■ Goal ■
Pictures excluded, return the lines below from the first through the line holding "const rightTicks = [0, 2, 4, 6, 8, 10];".

■ Material provided ■

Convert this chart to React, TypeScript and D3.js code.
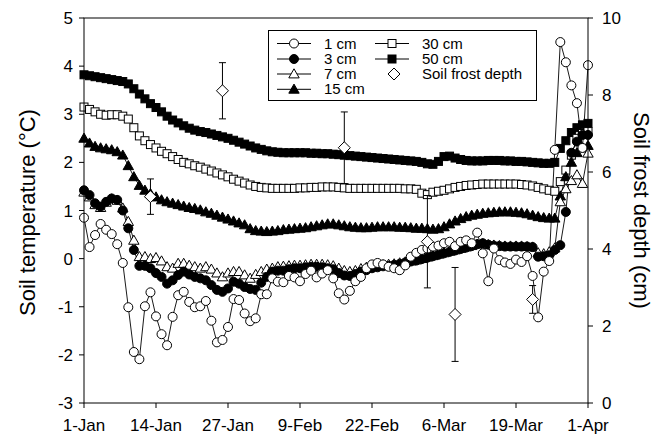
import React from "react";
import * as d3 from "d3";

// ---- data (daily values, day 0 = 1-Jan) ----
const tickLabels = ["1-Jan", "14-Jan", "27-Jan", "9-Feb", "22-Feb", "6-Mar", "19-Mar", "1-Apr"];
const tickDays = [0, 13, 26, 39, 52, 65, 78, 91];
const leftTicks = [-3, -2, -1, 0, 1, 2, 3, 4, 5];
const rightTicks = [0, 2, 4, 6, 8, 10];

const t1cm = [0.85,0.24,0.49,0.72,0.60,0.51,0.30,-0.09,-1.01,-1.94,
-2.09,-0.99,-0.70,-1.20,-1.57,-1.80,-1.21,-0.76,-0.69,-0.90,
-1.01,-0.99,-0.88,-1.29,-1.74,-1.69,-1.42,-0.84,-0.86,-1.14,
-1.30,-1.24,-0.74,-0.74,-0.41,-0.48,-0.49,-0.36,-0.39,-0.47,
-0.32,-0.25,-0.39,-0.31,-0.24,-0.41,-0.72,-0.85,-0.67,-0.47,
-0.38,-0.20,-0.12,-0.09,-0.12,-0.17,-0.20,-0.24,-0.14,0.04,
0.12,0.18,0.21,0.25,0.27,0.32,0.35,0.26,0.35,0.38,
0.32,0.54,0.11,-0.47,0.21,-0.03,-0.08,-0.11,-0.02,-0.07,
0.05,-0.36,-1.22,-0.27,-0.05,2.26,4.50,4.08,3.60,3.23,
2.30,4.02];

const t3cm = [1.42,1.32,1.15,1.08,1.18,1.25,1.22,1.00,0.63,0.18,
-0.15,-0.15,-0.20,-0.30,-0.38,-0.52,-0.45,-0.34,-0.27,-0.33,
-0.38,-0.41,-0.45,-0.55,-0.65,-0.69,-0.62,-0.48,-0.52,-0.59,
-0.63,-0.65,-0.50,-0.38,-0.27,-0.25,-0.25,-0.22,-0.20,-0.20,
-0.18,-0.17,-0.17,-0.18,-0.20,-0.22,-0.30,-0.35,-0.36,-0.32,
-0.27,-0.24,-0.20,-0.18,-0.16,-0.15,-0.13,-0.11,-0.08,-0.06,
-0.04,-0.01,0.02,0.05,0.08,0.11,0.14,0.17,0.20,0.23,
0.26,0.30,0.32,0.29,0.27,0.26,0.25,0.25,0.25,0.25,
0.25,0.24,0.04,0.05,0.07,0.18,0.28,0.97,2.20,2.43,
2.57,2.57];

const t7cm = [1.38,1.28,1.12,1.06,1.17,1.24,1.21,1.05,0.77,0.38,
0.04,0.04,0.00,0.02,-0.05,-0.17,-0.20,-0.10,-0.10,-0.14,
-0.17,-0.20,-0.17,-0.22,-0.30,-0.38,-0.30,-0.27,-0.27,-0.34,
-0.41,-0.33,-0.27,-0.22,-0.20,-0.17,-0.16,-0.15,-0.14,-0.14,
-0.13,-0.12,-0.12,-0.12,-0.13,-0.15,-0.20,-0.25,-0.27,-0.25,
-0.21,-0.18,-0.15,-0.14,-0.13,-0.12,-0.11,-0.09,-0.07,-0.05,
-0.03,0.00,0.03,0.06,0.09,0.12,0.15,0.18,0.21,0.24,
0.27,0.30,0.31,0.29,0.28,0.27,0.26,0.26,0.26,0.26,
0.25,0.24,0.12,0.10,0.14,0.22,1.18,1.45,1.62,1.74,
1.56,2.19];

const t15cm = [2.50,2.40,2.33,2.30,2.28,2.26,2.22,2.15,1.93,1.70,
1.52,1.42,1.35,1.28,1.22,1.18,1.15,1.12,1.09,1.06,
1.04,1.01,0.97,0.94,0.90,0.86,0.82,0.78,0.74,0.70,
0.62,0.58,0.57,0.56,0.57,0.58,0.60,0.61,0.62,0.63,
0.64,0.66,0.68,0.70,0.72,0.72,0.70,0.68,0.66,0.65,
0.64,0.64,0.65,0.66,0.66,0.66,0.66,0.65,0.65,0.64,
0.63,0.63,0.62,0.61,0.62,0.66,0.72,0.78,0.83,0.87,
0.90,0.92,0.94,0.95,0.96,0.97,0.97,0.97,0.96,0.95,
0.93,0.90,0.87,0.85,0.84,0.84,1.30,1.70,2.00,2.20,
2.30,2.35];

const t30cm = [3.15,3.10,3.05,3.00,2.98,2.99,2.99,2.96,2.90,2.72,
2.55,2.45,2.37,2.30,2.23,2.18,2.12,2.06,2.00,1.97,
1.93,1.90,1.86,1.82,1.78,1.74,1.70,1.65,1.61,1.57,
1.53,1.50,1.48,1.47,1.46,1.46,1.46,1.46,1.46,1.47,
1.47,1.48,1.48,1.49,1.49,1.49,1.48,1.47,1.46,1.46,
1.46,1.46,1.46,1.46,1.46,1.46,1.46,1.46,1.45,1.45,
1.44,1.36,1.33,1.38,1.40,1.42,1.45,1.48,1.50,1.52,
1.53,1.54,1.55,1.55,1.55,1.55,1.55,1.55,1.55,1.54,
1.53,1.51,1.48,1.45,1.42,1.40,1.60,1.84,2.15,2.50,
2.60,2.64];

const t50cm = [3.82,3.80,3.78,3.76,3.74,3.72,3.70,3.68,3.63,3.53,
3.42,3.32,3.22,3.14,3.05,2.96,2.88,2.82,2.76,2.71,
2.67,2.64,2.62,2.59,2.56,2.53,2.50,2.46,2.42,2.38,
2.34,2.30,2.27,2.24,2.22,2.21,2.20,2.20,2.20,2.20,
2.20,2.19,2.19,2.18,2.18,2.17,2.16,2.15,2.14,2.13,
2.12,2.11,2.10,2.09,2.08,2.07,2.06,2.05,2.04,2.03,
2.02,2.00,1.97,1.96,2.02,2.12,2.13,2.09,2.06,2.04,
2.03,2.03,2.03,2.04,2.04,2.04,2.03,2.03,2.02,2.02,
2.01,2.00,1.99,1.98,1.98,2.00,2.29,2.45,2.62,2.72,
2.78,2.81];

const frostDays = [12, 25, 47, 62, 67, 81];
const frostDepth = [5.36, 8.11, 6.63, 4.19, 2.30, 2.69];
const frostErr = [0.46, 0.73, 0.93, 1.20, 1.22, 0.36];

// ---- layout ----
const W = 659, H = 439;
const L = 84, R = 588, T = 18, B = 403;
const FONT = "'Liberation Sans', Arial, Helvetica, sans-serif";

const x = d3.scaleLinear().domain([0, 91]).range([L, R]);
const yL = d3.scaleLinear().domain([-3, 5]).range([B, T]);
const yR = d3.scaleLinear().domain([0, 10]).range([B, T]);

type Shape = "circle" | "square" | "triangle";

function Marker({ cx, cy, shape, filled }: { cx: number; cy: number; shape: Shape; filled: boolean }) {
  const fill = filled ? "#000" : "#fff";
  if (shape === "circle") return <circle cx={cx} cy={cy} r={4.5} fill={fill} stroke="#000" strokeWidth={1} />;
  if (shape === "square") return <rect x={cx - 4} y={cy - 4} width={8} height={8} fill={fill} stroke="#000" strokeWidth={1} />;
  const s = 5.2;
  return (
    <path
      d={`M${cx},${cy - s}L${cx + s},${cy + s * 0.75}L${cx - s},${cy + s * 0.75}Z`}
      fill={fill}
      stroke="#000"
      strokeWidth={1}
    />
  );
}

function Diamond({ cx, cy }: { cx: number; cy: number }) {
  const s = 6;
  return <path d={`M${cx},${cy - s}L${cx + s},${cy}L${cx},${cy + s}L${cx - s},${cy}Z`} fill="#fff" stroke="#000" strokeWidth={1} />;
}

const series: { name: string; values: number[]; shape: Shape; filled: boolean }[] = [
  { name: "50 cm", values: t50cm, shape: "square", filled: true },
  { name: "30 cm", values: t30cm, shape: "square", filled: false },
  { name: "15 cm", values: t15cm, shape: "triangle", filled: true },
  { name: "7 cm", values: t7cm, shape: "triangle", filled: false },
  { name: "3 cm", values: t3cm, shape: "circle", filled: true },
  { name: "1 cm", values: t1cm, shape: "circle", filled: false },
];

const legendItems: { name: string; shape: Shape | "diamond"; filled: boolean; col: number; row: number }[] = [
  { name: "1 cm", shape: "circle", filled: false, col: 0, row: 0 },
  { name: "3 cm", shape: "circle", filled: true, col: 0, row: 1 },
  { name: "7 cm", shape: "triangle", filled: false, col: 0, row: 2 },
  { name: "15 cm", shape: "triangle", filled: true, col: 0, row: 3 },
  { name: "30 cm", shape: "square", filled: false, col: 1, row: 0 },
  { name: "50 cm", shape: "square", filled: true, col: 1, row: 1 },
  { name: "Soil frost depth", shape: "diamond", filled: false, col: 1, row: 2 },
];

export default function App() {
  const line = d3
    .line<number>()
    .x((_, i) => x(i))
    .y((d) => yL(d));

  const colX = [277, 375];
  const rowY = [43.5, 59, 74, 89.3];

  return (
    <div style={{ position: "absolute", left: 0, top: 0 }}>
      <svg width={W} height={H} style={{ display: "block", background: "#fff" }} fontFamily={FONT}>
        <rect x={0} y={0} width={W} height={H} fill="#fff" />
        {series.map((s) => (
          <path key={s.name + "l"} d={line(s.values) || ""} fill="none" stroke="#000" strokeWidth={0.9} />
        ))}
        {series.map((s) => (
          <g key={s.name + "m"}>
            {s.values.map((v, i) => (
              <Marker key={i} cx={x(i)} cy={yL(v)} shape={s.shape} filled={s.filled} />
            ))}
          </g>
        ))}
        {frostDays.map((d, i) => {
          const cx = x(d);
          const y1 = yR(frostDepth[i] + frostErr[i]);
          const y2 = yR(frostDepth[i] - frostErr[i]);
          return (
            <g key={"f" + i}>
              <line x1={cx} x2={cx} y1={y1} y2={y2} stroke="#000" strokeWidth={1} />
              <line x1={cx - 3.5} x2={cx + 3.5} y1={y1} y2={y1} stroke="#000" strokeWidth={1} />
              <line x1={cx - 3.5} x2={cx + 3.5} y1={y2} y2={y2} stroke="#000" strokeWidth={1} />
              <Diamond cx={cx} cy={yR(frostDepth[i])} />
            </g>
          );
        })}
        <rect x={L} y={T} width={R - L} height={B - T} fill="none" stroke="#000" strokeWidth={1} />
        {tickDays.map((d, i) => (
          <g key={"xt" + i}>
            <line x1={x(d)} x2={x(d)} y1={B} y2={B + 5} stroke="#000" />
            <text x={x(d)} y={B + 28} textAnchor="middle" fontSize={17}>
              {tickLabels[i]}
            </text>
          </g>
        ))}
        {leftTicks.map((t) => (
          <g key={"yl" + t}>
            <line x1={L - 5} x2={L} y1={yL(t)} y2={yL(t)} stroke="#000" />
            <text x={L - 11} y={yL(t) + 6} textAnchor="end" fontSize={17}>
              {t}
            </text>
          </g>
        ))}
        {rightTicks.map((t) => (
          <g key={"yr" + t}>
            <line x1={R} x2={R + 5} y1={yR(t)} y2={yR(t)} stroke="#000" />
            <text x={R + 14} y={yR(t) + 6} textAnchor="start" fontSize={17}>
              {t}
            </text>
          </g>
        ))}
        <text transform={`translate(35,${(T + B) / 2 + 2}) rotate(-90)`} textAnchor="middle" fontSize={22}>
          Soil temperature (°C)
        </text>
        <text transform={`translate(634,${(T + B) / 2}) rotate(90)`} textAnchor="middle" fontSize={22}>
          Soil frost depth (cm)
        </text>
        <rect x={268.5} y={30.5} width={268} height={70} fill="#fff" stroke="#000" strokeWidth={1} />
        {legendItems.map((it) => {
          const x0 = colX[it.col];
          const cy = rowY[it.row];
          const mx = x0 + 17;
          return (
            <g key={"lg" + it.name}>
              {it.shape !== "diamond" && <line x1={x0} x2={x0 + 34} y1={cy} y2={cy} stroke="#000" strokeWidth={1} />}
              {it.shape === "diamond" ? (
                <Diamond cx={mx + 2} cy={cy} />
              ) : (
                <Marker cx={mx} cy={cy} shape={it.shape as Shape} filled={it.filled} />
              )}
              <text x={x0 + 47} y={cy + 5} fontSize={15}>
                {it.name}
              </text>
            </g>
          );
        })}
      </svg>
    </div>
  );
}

■ Exercise output ■
Convert this chart to React, TypeScript and D3.js code.
import React from "react";
import * as d3 from "d3";

// ---- data (daily values, day 0 = 1-Jan) ----
const tickLabels = ["1-Jan", "14-Jan", "27-Jan", "9-Feb", "22-Feb", "6-Mar", "19-Mar", "1-Apr"];
const tickDays = [0, 13, 26, 39, 52, 65, 78, 91];
const leftTicks = [-3, -2, -1, 0, 1, 2, 3, 4, 5];
const rightTicks = [0, 2, 4, 6, 8, 10];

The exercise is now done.